*** Data section

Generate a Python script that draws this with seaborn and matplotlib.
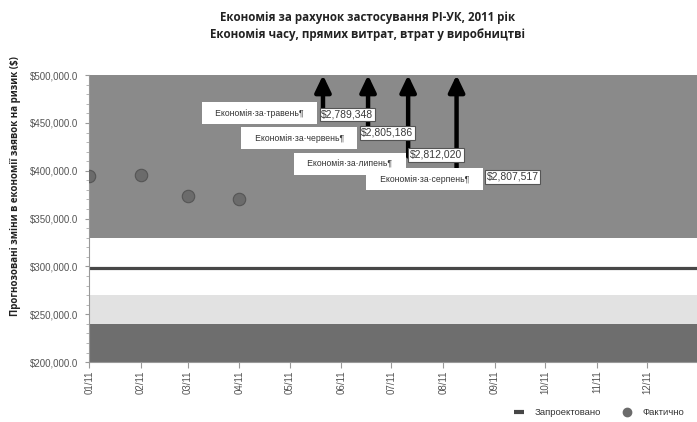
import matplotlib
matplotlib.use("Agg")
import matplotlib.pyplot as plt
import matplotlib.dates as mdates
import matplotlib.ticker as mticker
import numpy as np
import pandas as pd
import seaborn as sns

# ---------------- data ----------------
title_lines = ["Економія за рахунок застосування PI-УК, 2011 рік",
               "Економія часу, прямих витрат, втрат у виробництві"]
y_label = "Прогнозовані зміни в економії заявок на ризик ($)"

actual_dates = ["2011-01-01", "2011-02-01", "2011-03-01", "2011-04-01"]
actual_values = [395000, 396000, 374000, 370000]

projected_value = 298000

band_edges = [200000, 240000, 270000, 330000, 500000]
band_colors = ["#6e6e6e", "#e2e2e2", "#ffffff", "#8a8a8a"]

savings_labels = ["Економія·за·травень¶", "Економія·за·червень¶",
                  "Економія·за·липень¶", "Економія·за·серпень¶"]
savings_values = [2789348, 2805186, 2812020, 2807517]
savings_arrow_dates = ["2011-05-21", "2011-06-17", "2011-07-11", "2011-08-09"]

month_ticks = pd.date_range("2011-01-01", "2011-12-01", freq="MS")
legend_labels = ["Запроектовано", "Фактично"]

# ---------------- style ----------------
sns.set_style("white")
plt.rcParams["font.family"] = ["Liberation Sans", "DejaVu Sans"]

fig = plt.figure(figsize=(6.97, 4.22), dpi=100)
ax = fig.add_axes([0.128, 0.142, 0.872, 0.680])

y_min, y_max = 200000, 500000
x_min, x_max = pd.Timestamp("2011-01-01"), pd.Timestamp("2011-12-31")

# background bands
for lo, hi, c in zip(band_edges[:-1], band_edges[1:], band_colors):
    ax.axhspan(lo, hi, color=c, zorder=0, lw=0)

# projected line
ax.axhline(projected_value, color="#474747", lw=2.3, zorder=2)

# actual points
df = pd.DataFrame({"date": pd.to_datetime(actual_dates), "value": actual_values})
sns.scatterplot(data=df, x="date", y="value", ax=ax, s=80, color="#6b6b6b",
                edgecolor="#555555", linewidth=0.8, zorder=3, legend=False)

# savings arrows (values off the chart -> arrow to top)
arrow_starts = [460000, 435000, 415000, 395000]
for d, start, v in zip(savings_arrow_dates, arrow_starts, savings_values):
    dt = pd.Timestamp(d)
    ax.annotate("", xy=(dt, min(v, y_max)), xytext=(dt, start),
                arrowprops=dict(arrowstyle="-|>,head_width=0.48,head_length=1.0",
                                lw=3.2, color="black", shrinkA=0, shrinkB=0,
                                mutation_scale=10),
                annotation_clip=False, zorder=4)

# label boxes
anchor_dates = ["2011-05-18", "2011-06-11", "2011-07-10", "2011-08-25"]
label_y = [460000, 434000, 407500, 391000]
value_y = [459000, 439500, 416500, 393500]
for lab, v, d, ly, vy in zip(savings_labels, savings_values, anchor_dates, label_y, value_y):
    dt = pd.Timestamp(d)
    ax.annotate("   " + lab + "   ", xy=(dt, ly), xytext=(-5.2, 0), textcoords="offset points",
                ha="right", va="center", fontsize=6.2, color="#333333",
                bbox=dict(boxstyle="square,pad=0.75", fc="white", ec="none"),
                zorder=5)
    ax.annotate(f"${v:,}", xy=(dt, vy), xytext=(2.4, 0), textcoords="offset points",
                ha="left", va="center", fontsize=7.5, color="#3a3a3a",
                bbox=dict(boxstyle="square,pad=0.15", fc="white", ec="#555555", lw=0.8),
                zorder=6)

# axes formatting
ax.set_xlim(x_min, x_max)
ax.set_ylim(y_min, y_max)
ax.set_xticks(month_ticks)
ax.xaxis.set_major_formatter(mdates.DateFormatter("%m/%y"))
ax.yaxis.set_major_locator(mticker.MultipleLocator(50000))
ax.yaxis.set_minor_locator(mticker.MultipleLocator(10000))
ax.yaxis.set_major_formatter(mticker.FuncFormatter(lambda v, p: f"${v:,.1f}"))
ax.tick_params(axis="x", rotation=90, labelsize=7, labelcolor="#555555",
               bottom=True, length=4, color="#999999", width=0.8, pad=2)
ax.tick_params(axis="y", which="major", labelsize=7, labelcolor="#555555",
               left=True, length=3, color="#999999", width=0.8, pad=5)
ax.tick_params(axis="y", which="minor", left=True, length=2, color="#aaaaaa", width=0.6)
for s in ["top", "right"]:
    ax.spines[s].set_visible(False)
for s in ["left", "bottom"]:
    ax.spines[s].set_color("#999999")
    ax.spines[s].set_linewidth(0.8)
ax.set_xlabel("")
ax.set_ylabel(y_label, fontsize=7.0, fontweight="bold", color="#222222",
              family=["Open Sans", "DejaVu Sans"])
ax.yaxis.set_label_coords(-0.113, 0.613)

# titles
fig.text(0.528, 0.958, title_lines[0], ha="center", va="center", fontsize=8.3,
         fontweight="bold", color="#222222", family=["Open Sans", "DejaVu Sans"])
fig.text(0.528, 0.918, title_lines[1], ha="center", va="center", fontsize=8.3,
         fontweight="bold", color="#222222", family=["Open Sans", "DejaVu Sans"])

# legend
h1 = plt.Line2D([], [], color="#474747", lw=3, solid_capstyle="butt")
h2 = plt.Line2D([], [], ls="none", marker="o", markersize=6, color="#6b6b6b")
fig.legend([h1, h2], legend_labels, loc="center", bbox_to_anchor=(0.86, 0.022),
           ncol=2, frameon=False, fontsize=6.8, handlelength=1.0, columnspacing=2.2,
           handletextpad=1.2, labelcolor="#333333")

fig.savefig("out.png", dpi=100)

******

> _Requirements_: Identify the lines above with the word "matplotlib". Copy them.

> _Task result_:
Generate a Python script that draws this with seaborn and matplotlib.
import matplotlib
matplotlib.use("Agg")
import matplotlib.pyplot as plt
import matplotlib.dates as mdates
import matplotlib.ticker as mticker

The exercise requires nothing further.